Reading Challenge Updates

I kind of fell off reading my challenge books for a while; there are just too many good books out there!  However, I'm back on track with this update, and should have one more to finish the batch before doing my final overview for the year!


Completed
-A book with a month or day of the week in the title.  I picked A June of Ordinary Murders for this after seeing it as a Book of the Month pick a while back, even though I eventually bought it from Amazon.  While I think its setting and premise had promise, it ultimately left me a little glaze-eyed.  There was just too much info-dumping and a side plot that didn't tie into the main one well.  It was Conor Brady's first book, so he probably should get a bit of leeway there, but it didn't leave me wanting more.

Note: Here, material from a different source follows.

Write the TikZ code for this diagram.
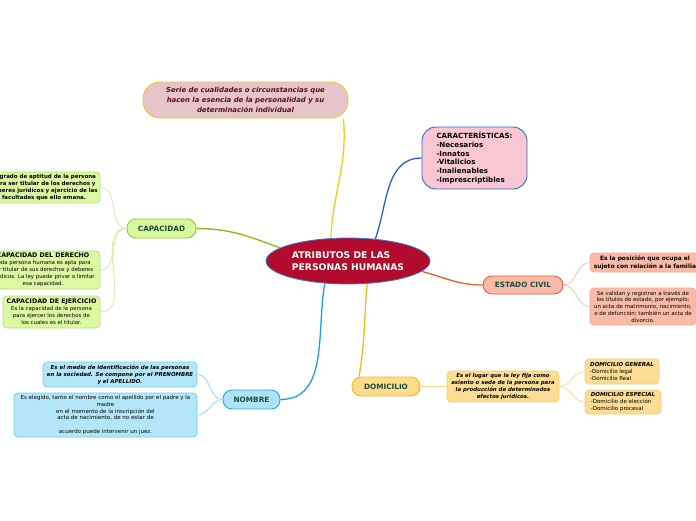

-A book set around a holiday other than Christmas.  It is surprisingly hard to find a book for this category.  I started reading a Thanksgiving suspense romance but it was absolutely terrible, so I ditched it and, after some list-perusing, settled on V for Vendetta by Alan Moore, since it revolves around Guy Fawkes Day or Bonfire Night, aka the 5th of November.  This is the graphic novel that the movie was based off of.  Overall, I wasn't actually a huge fan of this book.  While I appreciate a good dystopia, I don't like V as a character because his background and motivations don't make sense, and found the art to be a bit bland as well; the colors are very washed out, which might have been a stylistic choice, but didn't really make anything eye-grabbing, and I found some of the characters hard to tell apart.  Also, copious use of a phonetic accent.  Meh.

-A book with an unreliable narrator.  I swapped out The Unbecoming of Mara Dyer in favor of Good Morning, Midnight for this category, and I'm so glad I did.  Mara Dyer made the list primarily because nothing was striking me, but Good Morning, Midnight had an unexpectedly unreliable narrator, and whole book was just so beautiful and lovely and wonderful!  I highly recommend it, especially if you liked Station Eleven.

-A book that takes place over a character's life span.  While I had The Kitchen God's Wife picked out for this (it looked like it would fit) one of my Book of the Month selections ended up suiting it perfectly: The Heart's Invisible Furies.  While I liked the year-skip setup and some of the excellent characters that were included, the book fell into the category of works that seem to revel in the "tragedy" of a character being gay and just being slapped down by the world again and again.  This is a classic example of the "Bury Your Gays" trope and I expected more from this author than that.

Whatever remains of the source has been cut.